JOÃO AUGUSTO DE CASTRO NEVES - O Brasil teve uma década perdida em termos de crescimento, nesses últimos dois ou três anos, e 2017 seria o ano da saída, já em território positivo, o que é um excelente sinal. No entanto, uma crise política prolongada ameaça esses números da economia, que são muito frágeis, com indicadores positivos e negativos. De fato, ainda não estamos fora da zona de risco, por isso o timing da crise é crucial. Se for muito prolongada, temos o risco de que uma mudança de humor possa contaminar a economia real, com corte nos investimentos e, assim, desacelerar a retomada.
AGÊNCIA CNI DE NOTÍCIAS - A equipe econômica tem ido a público, nos últimos dias, reforçar o empenho pela aprovação das reformas. Isso pode contribuir para se manter o ímpeto das reformas?
JOÃO AUGUSTO DE CASTRO NEVES – No que diz respeito à reforma da Previdência, ela não anda enquanto não se resolver a crise. O governo não tem voto para passar uma emenda constitucional. Claro que a tentativa de ministros e de alguns líderes do Congresso é tentar sinalizar algum grau de normalidade, o que a gente chama de ancorar as expectativas, seja do mercado, seja da base aliada. Agora, isso é limitado. Em relação às grandes propostas, como as que necessitam de mudança constitucional, não há clima para votar. As infraconstitucionais, como a trabalhista, podem ter avanço.
AGÊNCIA CNI DE NOTÍCIAS - O que esperar para o Brasil, após as eleições de 2018, caso o Congresso Nacional não aprove esta agenda de reformas iniciada no ano passado?
JOÃO AUGUSTO DE CASTRO NEVES – Quem quer que assuma em 2018 terá o desafio de conduzir uma segunda onda de reformas. Tudo que está sendo feito no Brasil, em termos de reformas, é bom, mas não resolve. Não se trata de uma bala de prata para os nossos problemas. A própria reforma da Previdência estanca o sangramento (das contas públicas), mas não é suficiente e o próximo governo terá de continuar com esta agenda. O grande desafio do próximo governo deve ser a reforma tributária, além de temas da agenda comercial e a reforma política, necessária para tornar nosso sistema mais eficiente e menos custoso. A demanda por uma pauta reformista continuará para o próximo governo.
A vantagem de ter o trabalho feito agora é que se consegue tirar do caminho algumas questões mais emergenciais e deixar o próximo governo pronto para adotar, digamos, essa segunda leva de reformas. Se há uma crise agora e não se consegue fazer essas reformas, vamos empurrar para o próximo governo uma dificuldade maior. Muitos que estão olhando para 2018 estão torcendo para que essas reformas passem agora, porque facilita a vida para se fazer outras reformas. A tributária, por si só, deve ser tão difícil ou mais de passar que a da Previdência. O movimento de reformas continuará.
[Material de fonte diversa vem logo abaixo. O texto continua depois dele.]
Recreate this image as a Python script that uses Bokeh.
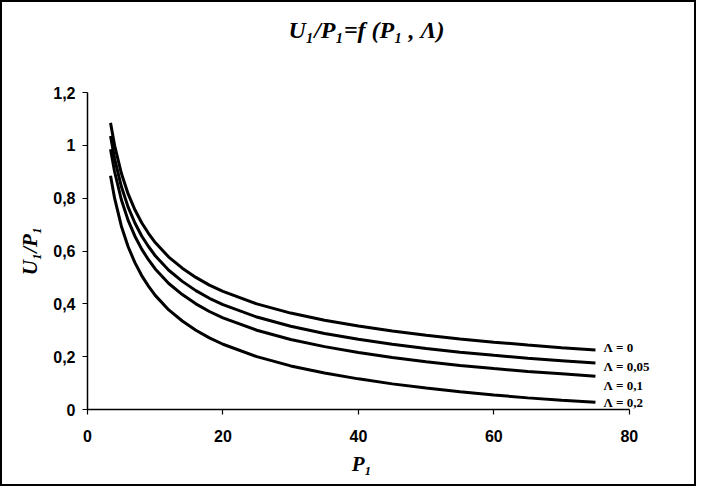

AGÊNCIA CNI DE NOTÍCIAS – Como o cidadão será afetado neste cenário de curto prazo?
JOÃO AUGUSTO DE CASTRO NEVES - Fica ainda mais evidente para o cidadão comum que há algo de errado com nosso sistema político, que não apenas consome muitos recursos - é caro de se manter - como atrapalha a resolução de muitos problemas, como as reformas. A crise atual aumentará a raiva do eleitorado com a classe política, alimentando um sentimento anti-establishment em 2018. O problema é que, com as regras eleitorais atuais, a qualidade de nosso Congresso não vai mudar muito.